Naomi Klein’s essay entitled Coopting Dissent revolves around the relationship of employers and their employees in the multinational corporations. She discusses how employers believe that their problem is limited to their capacity to communicate their brand to their consumers. She also points out that companies care less on their employees and focus on generation of profit through a cause.
Klein begins with her own experience as a worker for a company that introduced an easy job but later on transformed it and focused on profitability. Corporations adopt their causes to benefit their brands and later on use it for promotion.
The essay, as written by an activist, is critical in tone. It explains that the irony of the corporations’ pursuit for their adopted cause to increase their performance and profitability but behind the rebranding and promotion is the hurtful conditions of their employees. Klein describes the condition of the employers who act as neighborhood friends to customers as “underpaid, casual, and insecure.” They work very hard for the company’s growth.
She emphasizes that companies strive to increase their profitability and customer value through rebranding and adapting advocacies. Rebranding takes place to highlight their concern to their consumers. Klein mentioned that its impact to the underpaid and overworked workers can be considered as the downside of rebranding. Often, employees devote more time to the company that what they usually do. In that case, corporations are not good friends to employees.
In terms of relevance, Klein tackled an important issue that cuts across working class sector. She highlights the issue of inequality and inequity among the employees hidden behind the mantra of warmth and concern of many corporations. And because corporations are being subjected to scrutiny by the civil society, they rebrand to introduce a cause that would likely benefit the company in the end.

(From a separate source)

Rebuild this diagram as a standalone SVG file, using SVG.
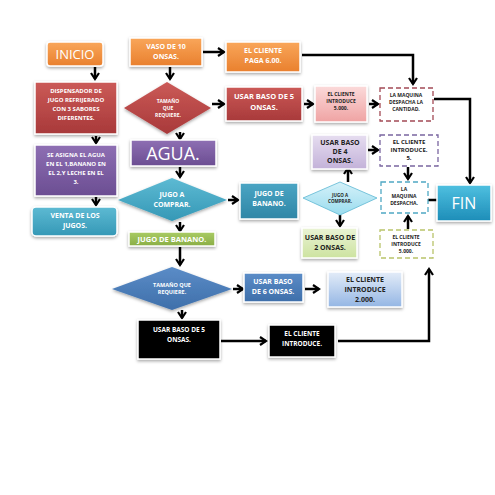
<svg xmlns="http://www.w3.org/2000/svg" width="495" height="495" viewBox="0 0 495 495">
<defs>
<filter id="sh" x="-20%" y="-20%" width="140%" height="150%"><feDropShadow dx="0" dy="1.5" stdDeviation="1.5" flood-color="#000" flood-opacity="0.35"/></filter>
<linearGradient id="gOr" x1="0" y1="0" x2="0" y2="1"><stop offset="0" stop-color="#F9A65A"/><stop offset="1" stop-color="#E9802E"/></linearGradient>
<linearGradient id="gRed" x1="0" y1="0" x2="0" y2="1"><stop offset="0" stop-color="#CB5A57"/><stop offset="1" stop-color="#A8393A"/></linearGradient>
<linearGradient id="gPink" x1="0" y1="0" x2="0" y2="1"><stop offset="0" stop-color="#FBDADA"/><stop offset="1" stop-color="#EFA3A3"/></linearGradient>
<linearGradient id="gPur" x1="0" y1="0" x2="0" y2="1"><stop offset="0" stop-color="#8E6FB3"/><stop offset="1" stop-color="#6B4D92"/></linearGradient>
<linearGradient id="gCy" x1="0" y1="0" x2="0" y2="1"><stop offset="0" stop-color="#5DBAD3"/><stop offset="1" stop-color="#3598B6"/></linearGradient>
<linearGradient id="gTeal" x1="0" y1="0" x2="0" y2="1"><stop offset="0" stop-color="#4AA5C4"/><stop offset="1" stop-color="#2F86A6"/></linearGradient>
<linearGradient id="gFin" x1="0" y1="0" x2="0" y2="1"><stop offset="0" stop-color="#4FC0E0"/><stop offset="1" stop-color="#1D8DB8"/></linearGradient>
<linearGradient id="gLcy" x1="0" y1="0" x2="0" y2="1"><stop offset="0" stop-color="#D5F1F9"/><stop offset="1" stop-color="#9ADCEE"/></linearGradient>
<linearGradient id="gGr" x1="0" y1="0" x2="0" y2="1"><stop offset="0" stop-color="#A9CB63"/><stop offset="1" stop-color="#8AAE47"/></linearGradient>
<linearGradient id="gLgr" x1="0" y1="0" x2="0" y2="1"><stop offset="0" stop-color="#EAF3D5"/><stop offset="1" stop-color="#CDE3A0"/></linearGradient>
<linearGradient id="gLav" x1="0" y1="0" x2="0" y2="1"><stop offset="0" stop-color="#E6DDF0"/><stop offset="1" stop-color="#C3B2D9"/></linearGradient>
<linearGradient id="gBl" x1="0" y1="0" x2="0" y2="1"><stop offset="0" stop-color="#5B8CC7"/><stop offset="1" stop-color="#3E6FAA"/></linearGradient>
<linearGradient id="gLbl" x1="0" y1="0" x2="0" y2="1"><stop offset="0" stop-color="#E3ECF8"/><stop offset="1" stop-color="#94B6E4"/></linearGradient>
<marker id="ah" viewBox="0 0 10 10" refX="8" refY="5" markerWidth="4" markerHeight="4" orient="auto" markerUnits="strokeWidth">
<polyline points="2,1 8,5 2,9" fill="none" stroke="#000" stroke-width="2.2"/>
</marker>
</defs>
<style>
text{font-family:"Open Sans","Liberation Sans",sans-serif;font-weight:bold;text-anchor:middle}
text.big{font-weight:normal}
.w{fill:#fff}
.d{fill:#222}
.box{stroke:#fff;stroke-width:1.5;filter:url(#sh)}
.dia{filter:url(#sh)}
.dash{fill:#fff;stroke-width:1.3;stroke-dasharray:5,3}
.c line,.c polyline{stroke:#000;stroke-width:2.5;fill:none}
</style>
<rect width="495" height="495" fill="#fff"/>

<g class="c" id="connectors">
<line x1="95" y1="67" x2="95" y2="79" marker-end="url(#ah)"/>
<line x1="96" y1="136" x2="96" y2="143" marker-end="url(#ah)"/>
<line x1="96" y1="197" x2="96" y2="205" marker-end="url(#ah)"/>
<line x1="170" y1="67" x2="170" y2="79" marker-end="url(#ah)"/>
<line x1="203" y1="52" x2="224" y2="52" marker-end="url(#ah)"/>
<polyline points="302,55 413,55 413,84" marker-end="url(#ah)"/>
<line x1="212" y1="104" x2="224" y2="104" marker-end="url(#ah)"/>
<line x1="304" y1="104" x2="313" y2="104" marker-end="url(#ah)"/>
<line x1="369" y1="104" x2="378" y2="104" marker-end="url(#ah)"/>
<polyline points="434,99 470,99 470,183" marker-end="url(#ah)"/>
<line x1="180" y1="132" x2="180" y2="139" marker-end="url(#ah)"/>
<line x1="180" y1="167" x2="180" y2="177" marker-end="url(#ah)"/>
<line x1="228" y1="200" x2="238" y2="200" marker-end="url(#ah)"/>
<line x1="180" y1="222" x2="180" y2="231" marker-end="url(#ah)"/>
<line x1="348" y1="182" x2="348" y2="168" marker-end="url(#ah)"/>
<line x1="368" y1="150" x2="378" y2="150" marker-end="url(#ah)"/>
<line x1="408" y1="167" x2="408" y2="179" marker-end="url(#ah)"/>
<line x1="428" y1="200" x2="437" y2="200"/>
<line x1="340" y1="215" x2="340" y2="226" marker-end="url(#ah)"/>
<line x1="408" y1="229" x2="408" y2="216" marker-end="url(#ah)"/>
<line x1="180" y1="247" x2="180" y2="265" marker-end="url(#ah)"/>
<line x1="233" y1="289" x2="243" y2="289" marker-end="url(#ah)"/>
<line x1="305" y1="289" x2="319" y2="289" marker-end="url(#ah)"/>
<line x1="182" y1="310" x2="182" y2="318" marker-end="url(#ah)"/>
<line x1="221" y1="341" x2="266" y2="341" marker-end="url(#ah)"/>
<polyline points="338,341 429,341 429,269" marker-end="url(#ah)"/>
</g>

<g id="inicio"><rect class="box" x="47" y="42" width="56" height="24" rx="3" fill="url(#gOr)"/><text class="w big" x="75" y="59" font-size="13">INICIO</text></g>
<g id="vaso"><rect class="box" x="130" y="38" width="72" height="28" fill="url(#gOr)"/><text class="w" font-size="7"><tspan x="166" y="49">VASO DE 10</tspan><tspan x="166" y="59">ONSAS.</tspan></text></g>
<g id="paga"><rect class="box" x="226" y="42" width="74" height="30" fill="url(#gOr)"/><text class="w" font-size="7"><tspan x="263" y="53">EL CLIENTE</tspan><tspan x="263" y="63">PAGA 6.00.</tspan></text></g>
<g id="dispensador"><rect class="box" x="35" y="82" width="82" height="52" fill="url(#gRed)"/><text class="w" font-size="6"><tspan x="76" y="93">DISPENSADOR DE</tspan><tspan x="76" y="102">JUGO REFRIJERADO</tspan><tspan x="76" y="111">CON 3 SABORES</tspan><tspan x="76" y="120">DIFERENTES.</tspan></text></g>
<g id="tamano1"><polygon class="dia" points="167,82 211,108 167,134 124,108" fill="url(#gRed)"/><text class="w" font-size="5"><tspan x="168" y="103">TAMAÑO</tspan><tspan x="168" y="110">QUE</tspan><tspan x="168" y="117">REQUIERE.</tspan></text></g>
<g id="baso5a"><rect class="box" x="226" y="87" width="76" height="34" fill="url(#gRed)"/><text class="w" font-size="7.5"><tspan x="264" y="99">USAR BASO DE 5</tspan><tspan x="264" y="110">ONSAS.</tspan></text></g>
<g id="introduce5000a"><rect class="box" x="315" y="86" width="52" height="36" fill="url(#gPink)"/><text class="d" font-size="5"><tspan x="341" y="96">EL CLIENTE</tspan><tspan x="341" y="103">INTRODUCE</tspan><tspan x="341" y="110">5.000.</tspan></text></g>
<g id="despacha1"><rect class="dash" x="380" y="88" width="53" height="33" stroke="#A34A55"/><text class="d" font-size="5"><tspan x="406" y="97">LA MAQUINA</tspan><tspan x="406" y="104">DESPACHA LA</tspan><tspan x="406" y="111">CANTIDAD.</tspan></text></g>
<g id="agua"><rect class="box" x="131" y="140" width="85" height="26" fill="url(#gPur)"/><text class="w big" x="173" y="160" font-size="18">AGUA.</text></g>
<g id="asigna"><rect class="box" x="35" y="145" width="82" height="51" fill="url(#gPur)"/><text class="w" font-size="6"><tspan x="76" y="157">SE ASIGNA EL AGUA</tspan><tspan x="76" y="166">EN EL 1,BANANO EN</tspan><tspan x="76" y="175">EL 2,Y LECHE EN EL</tspan><tspan x="76" y="184">3.</tspan></text></g>
<g id="venta"><rect class="box" x="32" y="207" width="85" height="29" rx="4" fill="url(#gCy)"/><text class="w" font-size="7"><tspan x="75" y="218">VENTA DE LOS</tspan><tspan x="75" y="228">JUGOS.</tspan></text></g>
<g id="jugoComprar1"><polygon class="dia" points="172,178 227,200 172,221 118,200" fill="url(#gCy)"/><text class="w" font-size="7"><tspan x="172" y="197">JUGO A</tspan><tspan x="172" y="207">COMPRAR.</tspan></text></g>
<g id="jugoBanano1"><rect class="box" x="240" y="183" width="58" height="36" fill="url(#gTeal)"/><text class="w" font-size="7"><tspan x="269" y="196">JUGO DE</tspan><tspan x="269" y="206">BANANO.</tspan></text></g>
<g id="jugoComprar2"><polygon points="340,182 377,198 340,215 303,198" fill="url(#gLcy)" stroke="#5DB8D3" stroke-width="0.8"/><text class="d" font-size="4.5"><tspan x="340" y="197">JUGO A</tspan><tspan x="340" y="203">COMPRAR.</tspan></text></g>
<g id="baso4"><rect class="box" x="312" y="135" width="55" height="34" fill="url(#gLav)"/><text class="d" font-size="7"><tspan x="340" y="145">USAR BASO</tspan><tspan x="340" y="154">DE 4</tspan><tspan x="340" y="163">ONSAS.</tspan></text></g>
<g id="introduce5"><rect class="dash" x="380" y="135" width="58" height="31" stroke="#7A66A0"/><text class="d" font-size="6"><tspan x="409" y="144">EL CLIENTE</tspan><tspan x="409" y="152">INTRODUCE.</tspan><tspan x="409" y="160">5.</tspan></text></g>
<g id="despacha2"><rect class="dash" x="381" y="182" width="47" height="31" stroke="#4FA8C4"/><text class="d" font-size="5"><tspan x="404" y="191">LA</tspan><tspan x="404" y="198">MAQUINA</tspan><tspan x="404" y="205">DESPACHA.</tspan></text></g>
<g id="fin"><rect class="box" x="437" y="185" width="54" height="36" fill="url(#gFin)"/><text class="w big" x="464" y="209" font-size="16">FIN</text></g>
<g id="baso2"><rect class="box" x="302" y="228" width="55" height="30" fill="url(#gLgr)"/><text class="d" font-size="7"><tspan x="330" y="240">USAR BASO DE</tspan><tspan x="330" y="250">2 ONSAS.</tspan></text></g>
<g id="introduce5000b"><rect class="dash" x="380" y="230" width="53" height="28" stroke="#B9C46A"/><text class="d" font-size="5"><tspan x="406" y="239">EL CLIENTE</tspan><tspan x="406" y="246">INTRODUCE</tspan><tspan x="406" y="253">5.000.</tspan></text></g>
<g id="jugoBanano2"><rect class="box" x="129" y="232" width="86" height="14" fill="url(#gGr)"/><text class="w" x="172" y="242" font-size="7.5">JUGO DE BANANO.</text></g>
<g id="tamano2"><polygon class="dia" points="172,267 232,289 172,310 112,289" fill="url(#gBl)"/><text class="w" font-size="5.5"><tspan x="172" y="287">TAMAÑO QUE</tspan><tspan x="172" y="294">REQUIERE.</tspan></text></g>
<g id="baso6"><rect class="box" x="244" y="273" width="59" height="29" fill="url(#gBl)"/><text class="w" font-size="7"><tspan x="273" y="284">USAR BASO</tspan><tspan x="273" y="294">DE 6 ONSAS.</tspan></text></g>
<g id="introduce2000"><rect class="box" x="328" y="272" width="74" height="35" fill="url(#gLbl)"/><text class="d" font-size="7"><tspan x="365" y="282">EL CLIENTE</tspan><tspan x="365" y="292">INTRODUCE</tspan><tspan x="365" y="302">2.000.</tspan></text></g>
<g id="baso5b"><rect class="box" x="138" y="320" width="82" height="39" fill="#000"/><text class="w" font-size="6.5"><tspan x="179" y="332">USAR BASO DE 5</tspan><tspan x="179" y="342">ONSAS.</tspan></text></g>
<g id="introduceNegro"><rect class="box" x="269" y="325" width="66" height="32" fill="#000"/><text class="w" font-size="6.5"><tspan x="302" y="336">EL CLIENTE</tspan><tspan x="302" y="346">INTRODUCE.</tspan></text></g>
</svg>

Klein’s underlying assumptions, on the other hand, mainly revolved around her experience in Esprit and connected it with the situation of employees based on her own judgments. Klein assumed in her essay that all companies gear towards profit and not for the advantage of their consumers. The messages of companies, according to Klein, are to promote their products and services through their advocacies, and to gain competitive advantage from their causes.
Klein has mainly sided with the employees as it criticizes the corporations’ use of rebranding and promotion to gain advantage. The use of mantra to appease the customers’ depicts the fact that corporations do not have concern on the welfare of their employees.
Behind the warmth and sweet nothings of the companies’ brands are casual, underpaid, and insecure workers. She debunks the idea of her former employer, the Esprit brand, that the corporations are “good friends” to employees as good friends share mutual benefit and do not exploit each other.
In terms of fallacies, Klein has not included the side of some corporations, which could have given light to issues rebranding, sending a message to the customers, and communication. There are no proposed actions and instead, the essay mainly points the responsibility to the corporations.